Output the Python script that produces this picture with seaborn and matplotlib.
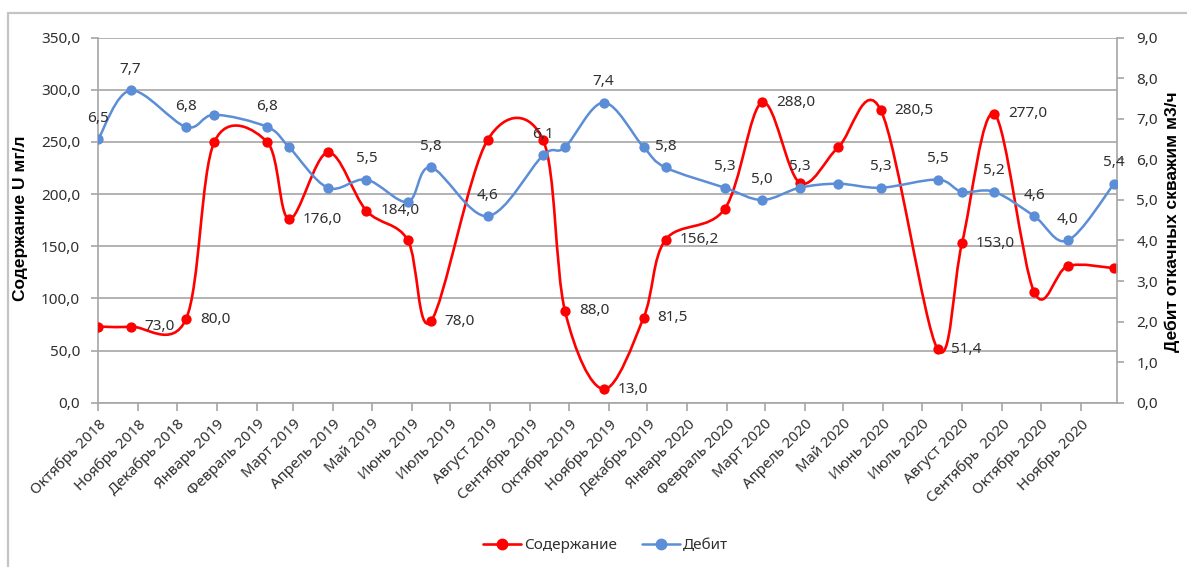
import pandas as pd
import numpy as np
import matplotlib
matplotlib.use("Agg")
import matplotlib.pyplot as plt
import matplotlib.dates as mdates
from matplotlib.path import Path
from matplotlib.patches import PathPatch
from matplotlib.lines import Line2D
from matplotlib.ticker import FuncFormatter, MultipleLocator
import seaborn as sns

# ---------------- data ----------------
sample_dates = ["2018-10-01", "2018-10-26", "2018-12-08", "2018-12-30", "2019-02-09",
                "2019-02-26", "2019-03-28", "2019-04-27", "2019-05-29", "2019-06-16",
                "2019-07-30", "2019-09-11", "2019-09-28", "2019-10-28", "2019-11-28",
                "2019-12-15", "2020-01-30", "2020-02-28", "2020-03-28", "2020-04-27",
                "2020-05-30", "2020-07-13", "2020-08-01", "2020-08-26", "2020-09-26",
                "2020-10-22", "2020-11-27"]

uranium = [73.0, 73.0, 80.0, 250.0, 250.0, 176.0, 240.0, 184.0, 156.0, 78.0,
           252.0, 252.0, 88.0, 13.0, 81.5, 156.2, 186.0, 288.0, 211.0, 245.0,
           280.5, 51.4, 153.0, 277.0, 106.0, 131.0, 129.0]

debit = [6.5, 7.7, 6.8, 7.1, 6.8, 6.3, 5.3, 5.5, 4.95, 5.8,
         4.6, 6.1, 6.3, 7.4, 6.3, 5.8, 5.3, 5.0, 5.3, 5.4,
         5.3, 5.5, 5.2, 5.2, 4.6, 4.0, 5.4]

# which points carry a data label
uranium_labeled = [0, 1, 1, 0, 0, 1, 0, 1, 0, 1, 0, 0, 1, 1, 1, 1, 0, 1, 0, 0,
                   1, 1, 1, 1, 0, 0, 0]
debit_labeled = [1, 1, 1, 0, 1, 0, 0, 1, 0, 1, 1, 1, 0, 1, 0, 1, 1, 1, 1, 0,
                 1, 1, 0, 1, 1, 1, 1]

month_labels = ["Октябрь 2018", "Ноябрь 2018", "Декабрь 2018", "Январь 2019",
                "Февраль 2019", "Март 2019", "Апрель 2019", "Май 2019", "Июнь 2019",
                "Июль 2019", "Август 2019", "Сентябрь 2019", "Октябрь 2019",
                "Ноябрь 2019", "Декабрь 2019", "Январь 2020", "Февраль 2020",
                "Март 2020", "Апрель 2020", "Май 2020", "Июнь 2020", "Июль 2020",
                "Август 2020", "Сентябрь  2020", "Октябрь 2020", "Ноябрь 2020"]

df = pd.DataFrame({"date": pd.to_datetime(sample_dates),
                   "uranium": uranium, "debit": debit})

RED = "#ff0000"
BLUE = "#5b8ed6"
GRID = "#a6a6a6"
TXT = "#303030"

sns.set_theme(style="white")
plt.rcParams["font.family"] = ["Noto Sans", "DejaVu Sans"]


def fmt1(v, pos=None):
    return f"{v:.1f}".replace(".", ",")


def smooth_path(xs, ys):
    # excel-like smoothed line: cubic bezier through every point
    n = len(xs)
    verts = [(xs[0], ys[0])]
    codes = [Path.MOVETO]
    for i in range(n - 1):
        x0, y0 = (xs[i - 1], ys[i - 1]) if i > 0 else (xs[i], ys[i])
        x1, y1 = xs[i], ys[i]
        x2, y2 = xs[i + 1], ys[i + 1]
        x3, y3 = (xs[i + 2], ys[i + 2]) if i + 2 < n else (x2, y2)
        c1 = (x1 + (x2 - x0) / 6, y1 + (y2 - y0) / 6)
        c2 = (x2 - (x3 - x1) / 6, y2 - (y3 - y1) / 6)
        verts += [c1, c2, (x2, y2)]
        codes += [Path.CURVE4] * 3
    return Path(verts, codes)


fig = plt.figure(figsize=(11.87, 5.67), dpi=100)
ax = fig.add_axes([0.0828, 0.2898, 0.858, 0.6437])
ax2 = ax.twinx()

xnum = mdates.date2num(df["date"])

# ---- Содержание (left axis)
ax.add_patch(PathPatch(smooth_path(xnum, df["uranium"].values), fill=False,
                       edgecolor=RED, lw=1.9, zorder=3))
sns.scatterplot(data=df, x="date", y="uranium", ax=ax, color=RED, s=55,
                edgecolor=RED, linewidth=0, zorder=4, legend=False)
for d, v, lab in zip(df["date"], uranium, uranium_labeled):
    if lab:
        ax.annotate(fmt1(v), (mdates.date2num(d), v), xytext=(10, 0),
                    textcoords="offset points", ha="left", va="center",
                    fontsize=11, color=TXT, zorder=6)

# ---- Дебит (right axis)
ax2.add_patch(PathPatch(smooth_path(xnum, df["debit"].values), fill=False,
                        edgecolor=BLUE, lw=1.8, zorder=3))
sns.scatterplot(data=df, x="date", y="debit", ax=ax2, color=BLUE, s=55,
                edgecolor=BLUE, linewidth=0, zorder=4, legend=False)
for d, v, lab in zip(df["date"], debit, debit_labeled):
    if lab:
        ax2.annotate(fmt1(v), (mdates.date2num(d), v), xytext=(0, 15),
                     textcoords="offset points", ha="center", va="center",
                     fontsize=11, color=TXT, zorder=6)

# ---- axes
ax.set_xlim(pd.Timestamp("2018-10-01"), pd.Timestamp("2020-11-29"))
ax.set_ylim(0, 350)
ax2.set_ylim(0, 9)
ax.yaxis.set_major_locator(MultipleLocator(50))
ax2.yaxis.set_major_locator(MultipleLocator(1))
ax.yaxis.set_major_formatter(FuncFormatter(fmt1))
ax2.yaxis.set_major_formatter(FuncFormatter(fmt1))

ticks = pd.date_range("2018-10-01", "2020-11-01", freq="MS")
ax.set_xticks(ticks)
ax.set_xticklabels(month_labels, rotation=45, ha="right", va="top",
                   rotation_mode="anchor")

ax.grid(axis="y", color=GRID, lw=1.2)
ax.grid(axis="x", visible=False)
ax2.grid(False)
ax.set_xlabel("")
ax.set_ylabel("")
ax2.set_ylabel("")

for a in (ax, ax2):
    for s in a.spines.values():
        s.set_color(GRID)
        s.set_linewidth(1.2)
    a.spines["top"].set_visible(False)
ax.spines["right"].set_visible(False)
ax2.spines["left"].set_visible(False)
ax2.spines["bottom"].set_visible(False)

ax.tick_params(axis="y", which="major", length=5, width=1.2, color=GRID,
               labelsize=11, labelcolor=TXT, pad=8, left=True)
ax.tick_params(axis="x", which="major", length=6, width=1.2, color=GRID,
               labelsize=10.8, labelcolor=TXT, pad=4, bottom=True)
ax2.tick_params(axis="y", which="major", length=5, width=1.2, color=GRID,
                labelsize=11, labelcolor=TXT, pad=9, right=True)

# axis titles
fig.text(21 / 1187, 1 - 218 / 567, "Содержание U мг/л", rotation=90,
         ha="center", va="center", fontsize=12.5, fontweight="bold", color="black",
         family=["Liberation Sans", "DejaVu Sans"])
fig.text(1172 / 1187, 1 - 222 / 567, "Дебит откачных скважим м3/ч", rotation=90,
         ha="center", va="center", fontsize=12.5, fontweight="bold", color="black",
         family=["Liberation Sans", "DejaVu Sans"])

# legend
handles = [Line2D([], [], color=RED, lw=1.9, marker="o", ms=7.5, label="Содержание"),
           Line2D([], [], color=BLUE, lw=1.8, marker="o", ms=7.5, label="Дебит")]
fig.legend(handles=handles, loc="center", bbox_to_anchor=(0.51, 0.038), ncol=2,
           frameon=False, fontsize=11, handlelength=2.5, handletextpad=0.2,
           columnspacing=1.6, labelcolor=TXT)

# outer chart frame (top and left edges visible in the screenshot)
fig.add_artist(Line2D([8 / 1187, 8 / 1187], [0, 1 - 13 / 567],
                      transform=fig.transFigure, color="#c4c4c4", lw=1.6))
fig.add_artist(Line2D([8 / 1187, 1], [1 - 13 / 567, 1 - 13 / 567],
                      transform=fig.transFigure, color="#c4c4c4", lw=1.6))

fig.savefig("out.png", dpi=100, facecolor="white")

STATED PROBLEM — From the opening line of the listing above through the line bearing "import seaborn as sns", repeat each line exactly. Drop every picture.

RESPONSE TO THIS TASK —
Output the Python script that produces this picture with seaborn and matplotlib.
import pandas as pd
import numpy as np
import matplotlib
matplotlib.use("Agg")
import matplotlib.pyplot as plt
import matplotlib.dates as mdates
from matplotlib.path import Path
from matplotlib.patches import PathPatch
from matplotlib.lines import Line2D
from matplotlib.ticker import FuncFormatter, MultipleLocator
import seaborn as sns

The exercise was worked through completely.